Like most of the churches in the Gentile world, the church almost certainly had a *mixture* of Gentiles and Jews.

The various demographics of different places, including historic shifts, and the Providences of different places all make the _initial_ makeup and trends _different from_ the look of those places in later moments, sometimes in a relatively short period of time. In many (if not most cases) Paul followed a very reasonable practice of appealing first to the Jewish population of a place (if there was one) to take from and build upon. Even at Philippi, Paul's first opening for the gospel came when he found some women, including Lydia who was already a God-fearer (Act.16:14), that is, someone whom God had already influenced by the Jewish faith to some degree. The synagogue provided people who were already OT saints, or prepped for the gospel by OT ministry; and often ready-made elders, for the church's early development. So, the church in most places began as a Jewish-majority site.

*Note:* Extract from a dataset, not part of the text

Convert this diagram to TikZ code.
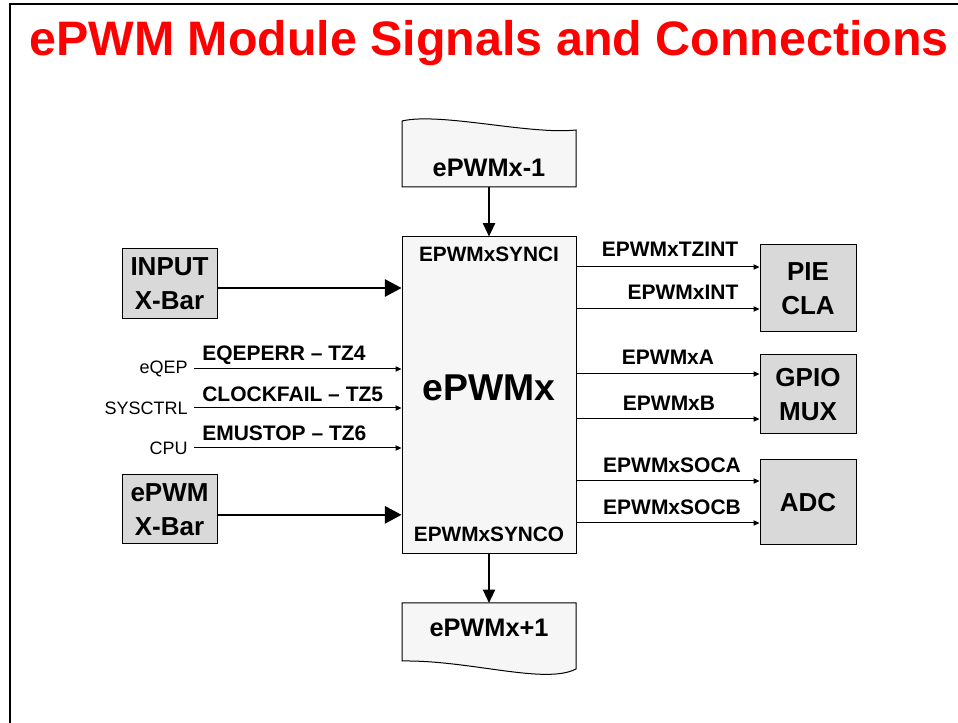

Rome was the city at the hub of the Empire. It had a church there, in the form of Christians and some organization before the first Apostle even arrived (probably Paul). But by the time he arrived, there had already been some "interesting" activity, to say the least.

The church in the earliest phases was almost certainly Jewish-dominant, with precious few Gentiles--much like the church in Judea and other Jewish-dominant territory. Why? Because in a real sense the infant church was "simply" another Jewish sect. Paul wasn't yet on the move--or at least not far beyond Cyprus, Phrygia, and Galatia--when the church gets a foothold in Rome, with the likes of Priscilla and Aquilla.

But as the secular historian notes, in a short time such a hubbub arose among the Jews (including public disturbances) over some dude named "Chrestus," that the current Emperor, Claudius, tosses the whole Jewish population out of Rome. This, Scripture notes (Act.18:2), is when Priscilla and Aquilla end up in Corinth, in time to meet Paul, lately arrived.

So, the Jewish population began to filter back to Rome once Claudius was dead, but the church didn't die out while they were gone. It went from Jewish-majority to Gentile-majority practically over night. And then, the Jewish segment of the population began to reenter life in Rome.

So, the Roman church to which Paul writes is probably Jewish-minority by severe attrition of one group (without time for much redevelopment) and growth of the other (and we know there were Jews back in the synagogue in Rome at the end of Acts). But, henceforth, the Roman church would almost certainly be Gentile-majority, and that for good. Because this was the trend all over the world. Jewish-population within Christianity was now a "permanent" minority, considered as a distinct "grouping" of people. And frankly, the longer time went on and certain families composed the church (and intermarried) for generations, the less a nationalistic identity for Jews would be made much of, or soon be remembered.

But at the time of writing the letter, the distinctions within the church would still be felt. And yet, the point is not to divide the Christians, but to unite them in the gospel of Jesus Christ, the Lord of the whole and unified church.


----------



## baron (Jan 19, 2012)

Thank you both for your imput. You have answered my question for me.


----------